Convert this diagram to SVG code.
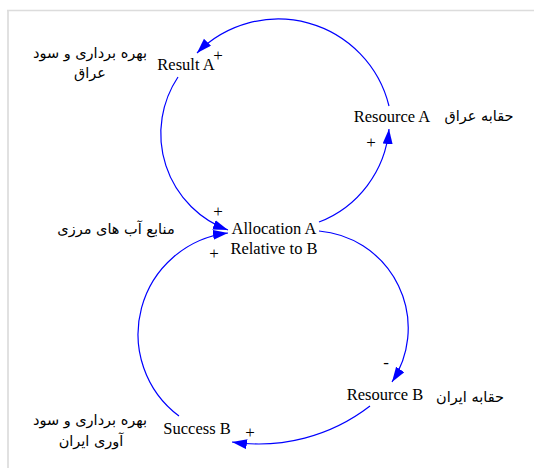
<svg xmlns="http://www.w3.org/2000/svg" width="534" height="468" viewBox="0 0 534 468">
<style>
.lbl{font-family:"Liberation Serif","Times New Roman",serif;font-size:16.5px;fill:#000;text-anchor:middle}
.pol{font-family:"Liberation Serif","Times New Roman",serif;font-size:17px;fill:#000;text-anchor:middle}
.fa{font-family:"DejaVu Sans","Noto Sans",sans-serif;font-size:14.5px;fill:#000;text-anchor:middle}
.link{fill:none;stroke:#0000FF;stroke-width:1.2;marker-end:url(#ah)}
</style>
<defs>
<marker id="ah" markerUnits="userSpaceOnUse" markerWidth="16" markerHeight="12" refX="15" refY="5" orient="auto" viewBox="0 0 16 12">
<path d="M0,0 L15,5 L0,10 z" fill="#0000FF"/>
</marker>
</defs>
<rect width="534" height="468" fill="#fff"/>
<path d="M7,10.5 H534 M8,10 V468" fill="none" stroke="#dcdcdc" stroke-width="1.7"/>

<g id="connectors">
<path class="link" d="M389,106 A114,114 0 0 0 197,53"/>
<path class="link" d="M178,77 A102.5,102.5 0 0 0 228,230"/>
<path class="link" d="M319,222 A110,110 0 0 0 389,129"/>
<path class="link" d="M319,231 A97.5,97.5 0 0 1 392,382"/>
<path class="link" d="M370,406 A182,182 0 0 1 232,442"/>
<path class="link" d="M179,416 A102,102 0 0 1 228,233"/>
<text class="pol" x="218" y="61">+</text>
<text class="pol" x="371" y="148">+</text>
<text class="pol" x="218" y="217">+</text>
<text class="pol" x="214" y="259">+</text>
<text class="pol" x="386" y="368">-</text>
<text class="pol" x="250" y="438">+</text>
</g>

<g id="result-a"><text class="lbl" x="186" y="70">Result A</text></g>
<g id="resource-a"><text class="lbl" x="392" y="122">Resource A</text></g>
<g id="allocation"><text class="lbl" x="274" y="234">Allocation A</text><text class="lbl" x="274" y="254">Relative to B</text></g>
<g id="resource-b"><text class="lbl" x="385" y="400">Resource B</text></g>
<g id="success-b"><text class="lbl" x="197" y="434">Success B</text></g>

<g id="notes">
<text class="fa" x="90" y="58">بهره برداری و سود</text>
<text class="fa" x="90" y="78">عراق</text>
<text class="fa" x="479" y="121">حقابه عراق</text>
<text class="fa" x="116" y="234">منابع آب های مرزی</text>
<text class="fa" x="470" y="402">حقابه ایران</text>
<text class="fa" x="90" y="425">بهره برداری و سود</text>
<text class="fa" x="91" y="446">آوری ایران</text>
</g>
</svg>
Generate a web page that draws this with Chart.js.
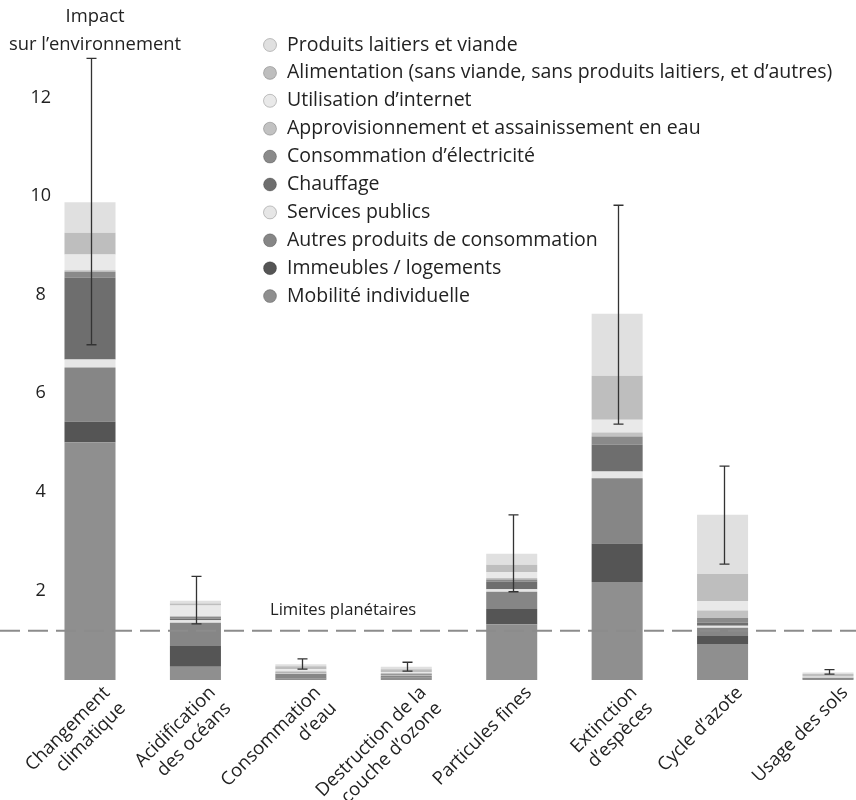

══════

Stated problem: Without the pictures, restate each entry exactly.

Output:
Convert this diagram to SVG code.
<svg xmlns="http://www.w3.org/2000/svg" width="534" height="468" viewBox="0 0 534 468">
<style>
.lbl{font-family:"Liberation Serif","Times New Roman",serif;font-size:16.5px;fill:#000;text-anchor:middle}
.pol{font-family:"Liberation Serif","Times New Roman",serif;font-size:17px;fill:#000;text-anchor:middle}
.fa{font-family:"DejaVu Sans","Noto Sans",sans-serif;font-size:14.5px;fill:#000;text-anchor:middle}
.link{fill:none;stroke:#0000FF;stroke-width:1.2;marker-end:url(#ah)}
</style>
<defs>
<marker id="ah" markerUnits="userSpaceOnUse" markerWidth="16" markerHeight="12" refX="15" refY="5" orient="auto" viewBox="0 0 16 12">
<path d="M0,0 L15,5 L0,10 z" fill="#0000FF"/>
</marker>
</defs>
<rect width="534" height="468" fill="#fff"/>
<path d="M7,10.5 H534 M8,10 V468" fill="none" stroke="#dcdcdc" stroke-width="1.7"/>

<g id="connectors">
<path class="link" d="M389,106 A114,114 0 0 0 197,53"/>
<path class="link" d="M178,77 A102.5,102.5 0 0 0 228,230"/>
<path class="link" d="M319,222 A110,110 0 0 0 389,129"/>
<path class="link" d="M319,231 A97.5,97.5 0 0 1 392,382"/>
<path class="link" d="M370,406 A182,182 0 0 1 232,442"/>
<path class="link" d="M179,416 A102,102 0 0 1 228,233"/>
<text class="pol" x="218" y="61">+</text>
<text class="pol" x="371" y="148">+</text>
<text class="pol" x="218" y="217">+</text>
<text class="pol" x="214" y="259">+</text>
<text class="pol" x="386" y="368">-</text>
<text class="pol" x="250" y="438">+</text>
</g>

<g id="result-a"><text class="lbl" x="186" y="70">Result A</text></g>
<g id="resource-a"><text class="lbl" x="392" y="122">Resource A</text></g>
<g id="allocation"><text class="lbl" x="274" y="234">Allocation A</text><text class="lbl" x="274" y="254">Relative to B</text></g>
<g id="resource-b"><text class="lbl" x="385" y="400">Resource B</text></g>
<g id="success-b"><text class="lbl" x="197" y="434">Success B</text></g>

<g id="notes">
<text class="fa" x="90" y="58">بهره برداری و سود</text>
<text class="fa" x="90" y="78">عراق</text>
<text class="fa" x="479" y="121">حقابه عراق</text>
<text class="fa" x="116" y="234">منابع آب های مرزی</text>
<text class="fa" x="470" y="402">حقابه ایران</text>
<text class="fa" x="90" y="425">بهره برداری و سود</text>
<text class="fa" x="91" y="446">آوری ایران</text>
</g>
</svg>
Generate a web page that draws this with Chart.js.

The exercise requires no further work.